>> start Supplied entries

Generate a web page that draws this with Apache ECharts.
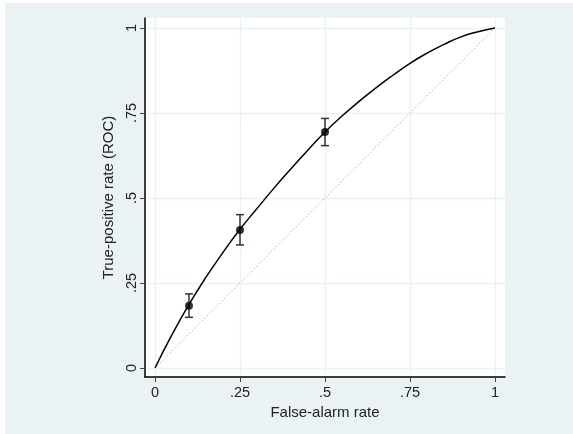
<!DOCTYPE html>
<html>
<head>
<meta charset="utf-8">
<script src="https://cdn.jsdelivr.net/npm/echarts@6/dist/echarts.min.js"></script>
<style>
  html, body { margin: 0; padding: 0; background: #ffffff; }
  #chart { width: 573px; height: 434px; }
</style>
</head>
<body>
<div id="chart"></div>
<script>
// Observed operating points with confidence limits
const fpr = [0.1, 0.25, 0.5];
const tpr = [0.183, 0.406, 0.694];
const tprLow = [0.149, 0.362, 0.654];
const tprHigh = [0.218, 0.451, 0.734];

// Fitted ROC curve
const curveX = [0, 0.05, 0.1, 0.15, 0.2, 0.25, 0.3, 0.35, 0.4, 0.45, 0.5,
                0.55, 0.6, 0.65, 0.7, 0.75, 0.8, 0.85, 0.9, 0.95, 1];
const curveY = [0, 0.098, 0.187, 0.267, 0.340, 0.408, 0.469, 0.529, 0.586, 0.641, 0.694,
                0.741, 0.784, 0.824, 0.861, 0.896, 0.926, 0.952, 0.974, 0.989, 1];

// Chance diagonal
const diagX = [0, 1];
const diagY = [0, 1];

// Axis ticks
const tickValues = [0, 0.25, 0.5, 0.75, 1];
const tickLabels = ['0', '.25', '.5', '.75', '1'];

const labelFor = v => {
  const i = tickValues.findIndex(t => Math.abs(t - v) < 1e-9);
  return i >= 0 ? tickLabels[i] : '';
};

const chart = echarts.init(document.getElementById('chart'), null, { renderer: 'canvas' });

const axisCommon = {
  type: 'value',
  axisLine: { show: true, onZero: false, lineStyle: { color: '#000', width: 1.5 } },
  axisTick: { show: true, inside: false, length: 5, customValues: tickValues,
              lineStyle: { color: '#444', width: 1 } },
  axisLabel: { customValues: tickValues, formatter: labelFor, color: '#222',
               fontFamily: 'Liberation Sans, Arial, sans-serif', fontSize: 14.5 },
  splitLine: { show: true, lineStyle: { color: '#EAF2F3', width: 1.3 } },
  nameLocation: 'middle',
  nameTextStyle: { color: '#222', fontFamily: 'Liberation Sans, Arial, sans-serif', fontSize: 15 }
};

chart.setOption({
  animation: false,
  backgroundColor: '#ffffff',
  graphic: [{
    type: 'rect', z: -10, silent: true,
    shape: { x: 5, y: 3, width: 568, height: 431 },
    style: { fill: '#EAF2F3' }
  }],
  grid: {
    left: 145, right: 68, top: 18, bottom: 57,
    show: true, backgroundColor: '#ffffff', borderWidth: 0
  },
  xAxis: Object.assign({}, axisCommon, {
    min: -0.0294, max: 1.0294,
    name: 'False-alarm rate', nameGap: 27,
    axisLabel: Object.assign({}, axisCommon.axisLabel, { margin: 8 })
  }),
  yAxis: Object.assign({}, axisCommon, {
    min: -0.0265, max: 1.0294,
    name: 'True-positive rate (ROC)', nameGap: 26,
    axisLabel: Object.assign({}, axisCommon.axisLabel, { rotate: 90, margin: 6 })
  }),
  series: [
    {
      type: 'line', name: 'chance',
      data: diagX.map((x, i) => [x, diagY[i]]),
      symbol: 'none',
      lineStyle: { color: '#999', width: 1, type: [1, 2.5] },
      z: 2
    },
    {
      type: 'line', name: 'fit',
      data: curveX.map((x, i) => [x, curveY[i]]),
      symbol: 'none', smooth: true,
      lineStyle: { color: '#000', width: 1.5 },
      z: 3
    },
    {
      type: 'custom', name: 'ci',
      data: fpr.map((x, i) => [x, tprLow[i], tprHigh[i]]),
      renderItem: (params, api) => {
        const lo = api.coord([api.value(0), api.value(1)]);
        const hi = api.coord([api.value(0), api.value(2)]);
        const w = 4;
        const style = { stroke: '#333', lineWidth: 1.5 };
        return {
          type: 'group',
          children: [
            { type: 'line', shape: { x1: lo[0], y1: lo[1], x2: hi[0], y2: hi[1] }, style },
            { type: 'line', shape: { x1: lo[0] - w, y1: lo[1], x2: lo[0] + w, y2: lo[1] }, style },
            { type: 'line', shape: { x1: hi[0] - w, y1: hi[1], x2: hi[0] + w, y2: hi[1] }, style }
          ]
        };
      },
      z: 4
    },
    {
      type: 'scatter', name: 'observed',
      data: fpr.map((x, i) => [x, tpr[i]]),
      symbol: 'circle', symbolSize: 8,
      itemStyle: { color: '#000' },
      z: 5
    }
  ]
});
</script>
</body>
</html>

>> end Supplied entries
>> start Supplied entries

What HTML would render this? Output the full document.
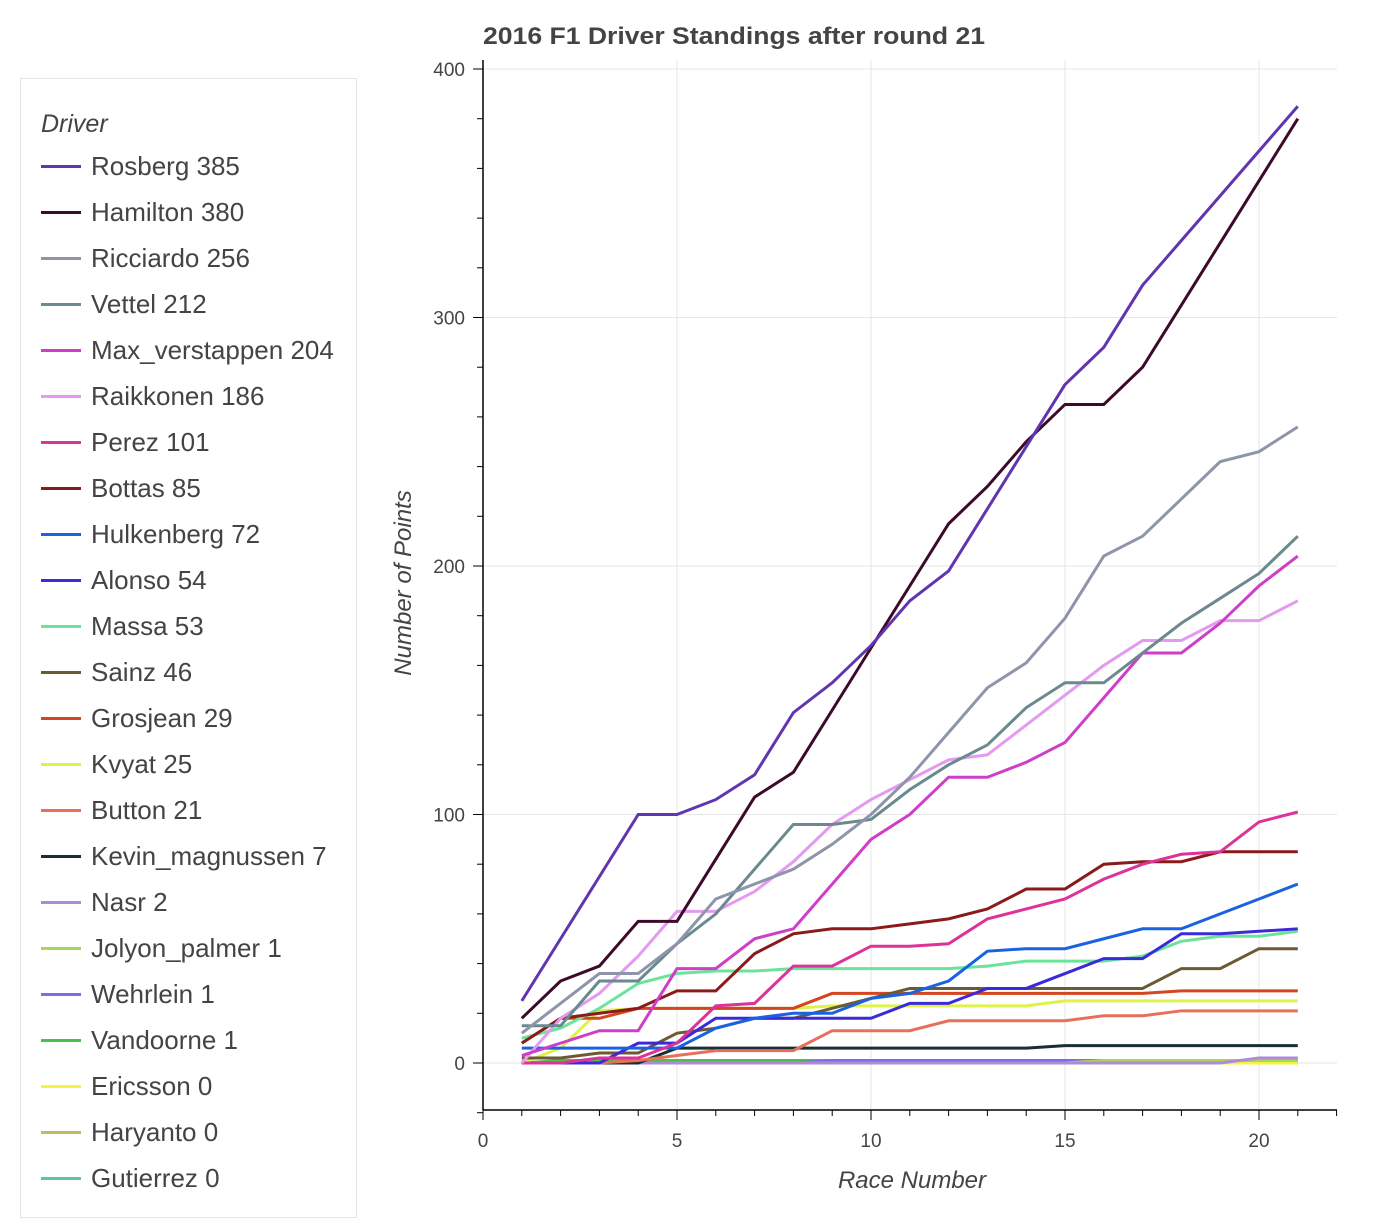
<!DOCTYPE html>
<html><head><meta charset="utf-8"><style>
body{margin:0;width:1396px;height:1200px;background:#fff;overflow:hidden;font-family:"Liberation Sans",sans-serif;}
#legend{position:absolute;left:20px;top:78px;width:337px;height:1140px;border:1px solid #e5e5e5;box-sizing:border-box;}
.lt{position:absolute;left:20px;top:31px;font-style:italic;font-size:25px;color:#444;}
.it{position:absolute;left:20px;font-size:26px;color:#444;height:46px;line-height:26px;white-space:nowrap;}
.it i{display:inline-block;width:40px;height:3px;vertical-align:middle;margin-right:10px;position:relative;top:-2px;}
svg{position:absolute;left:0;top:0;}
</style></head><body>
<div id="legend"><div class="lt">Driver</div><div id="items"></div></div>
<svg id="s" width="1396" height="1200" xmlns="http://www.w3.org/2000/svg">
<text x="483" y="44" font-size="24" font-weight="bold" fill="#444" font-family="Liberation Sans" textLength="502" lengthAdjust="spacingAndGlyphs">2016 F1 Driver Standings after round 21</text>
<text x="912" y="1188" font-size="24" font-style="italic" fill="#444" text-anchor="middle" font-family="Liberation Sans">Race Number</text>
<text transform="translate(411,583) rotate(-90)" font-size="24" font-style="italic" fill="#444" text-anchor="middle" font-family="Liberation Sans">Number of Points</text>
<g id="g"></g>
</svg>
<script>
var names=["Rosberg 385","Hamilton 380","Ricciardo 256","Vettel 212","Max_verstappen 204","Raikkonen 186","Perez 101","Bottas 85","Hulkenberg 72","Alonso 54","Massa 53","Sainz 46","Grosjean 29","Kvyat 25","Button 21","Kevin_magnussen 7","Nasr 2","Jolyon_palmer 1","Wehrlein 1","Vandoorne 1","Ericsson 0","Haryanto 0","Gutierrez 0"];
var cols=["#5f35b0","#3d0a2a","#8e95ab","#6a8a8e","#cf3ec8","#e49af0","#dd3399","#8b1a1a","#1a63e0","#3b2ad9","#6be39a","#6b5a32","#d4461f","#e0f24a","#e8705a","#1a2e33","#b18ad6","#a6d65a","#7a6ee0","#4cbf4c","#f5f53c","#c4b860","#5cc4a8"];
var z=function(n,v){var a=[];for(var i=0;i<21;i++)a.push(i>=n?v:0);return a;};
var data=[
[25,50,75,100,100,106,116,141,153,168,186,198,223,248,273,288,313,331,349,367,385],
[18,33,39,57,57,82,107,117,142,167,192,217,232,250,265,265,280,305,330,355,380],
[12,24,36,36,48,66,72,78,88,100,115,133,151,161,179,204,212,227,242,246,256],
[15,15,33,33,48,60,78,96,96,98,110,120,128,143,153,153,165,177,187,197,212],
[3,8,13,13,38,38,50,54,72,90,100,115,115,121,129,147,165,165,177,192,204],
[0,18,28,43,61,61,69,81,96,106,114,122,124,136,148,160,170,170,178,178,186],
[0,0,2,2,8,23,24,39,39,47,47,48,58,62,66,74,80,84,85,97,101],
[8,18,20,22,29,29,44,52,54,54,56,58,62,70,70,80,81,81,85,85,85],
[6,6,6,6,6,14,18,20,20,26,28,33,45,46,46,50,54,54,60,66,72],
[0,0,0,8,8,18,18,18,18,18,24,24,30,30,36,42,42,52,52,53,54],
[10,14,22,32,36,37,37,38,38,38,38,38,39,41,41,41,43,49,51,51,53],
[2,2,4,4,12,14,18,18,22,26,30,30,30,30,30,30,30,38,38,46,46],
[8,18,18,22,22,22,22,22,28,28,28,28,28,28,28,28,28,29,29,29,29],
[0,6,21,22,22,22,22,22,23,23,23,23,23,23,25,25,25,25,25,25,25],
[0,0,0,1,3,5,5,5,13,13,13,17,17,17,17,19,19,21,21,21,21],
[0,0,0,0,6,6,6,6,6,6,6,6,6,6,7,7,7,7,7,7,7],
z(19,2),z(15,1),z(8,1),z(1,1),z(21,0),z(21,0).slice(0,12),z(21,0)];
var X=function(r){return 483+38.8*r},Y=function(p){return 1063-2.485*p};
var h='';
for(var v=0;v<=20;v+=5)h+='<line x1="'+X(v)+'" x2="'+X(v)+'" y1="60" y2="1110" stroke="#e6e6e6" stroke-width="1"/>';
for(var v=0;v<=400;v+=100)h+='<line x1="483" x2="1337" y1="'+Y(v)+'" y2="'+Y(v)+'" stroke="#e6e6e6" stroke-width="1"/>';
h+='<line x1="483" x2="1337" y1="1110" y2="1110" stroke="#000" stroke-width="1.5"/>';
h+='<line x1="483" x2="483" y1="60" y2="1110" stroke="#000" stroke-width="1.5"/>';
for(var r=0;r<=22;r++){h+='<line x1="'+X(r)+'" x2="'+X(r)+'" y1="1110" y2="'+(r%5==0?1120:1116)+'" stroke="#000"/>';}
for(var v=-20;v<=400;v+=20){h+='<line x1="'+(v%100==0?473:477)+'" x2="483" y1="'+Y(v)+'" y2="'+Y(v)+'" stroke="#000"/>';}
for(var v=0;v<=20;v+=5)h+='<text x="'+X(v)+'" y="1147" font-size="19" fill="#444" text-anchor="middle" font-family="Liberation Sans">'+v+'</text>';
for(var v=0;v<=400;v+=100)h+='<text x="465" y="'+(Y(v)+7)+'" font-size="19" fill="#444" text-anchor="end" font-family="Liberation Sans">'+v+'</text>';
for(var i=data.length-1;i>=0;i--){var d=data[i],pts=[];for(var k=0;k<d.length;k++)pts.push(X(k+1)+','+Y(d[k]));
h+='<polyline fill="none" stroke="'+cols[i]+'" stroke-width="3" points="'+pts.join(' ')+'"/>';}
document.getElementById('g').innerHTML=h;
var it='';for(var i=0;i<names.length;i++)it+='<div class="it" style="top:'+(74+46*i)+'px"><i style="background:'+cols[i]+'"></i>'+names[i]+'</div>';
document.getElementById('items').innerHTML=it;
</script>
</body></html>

>> end Supplied entries

**Task to complete**
The word "document" may appear on some lines. Report how many lines hold it, giving the number alone.

**Full response**
4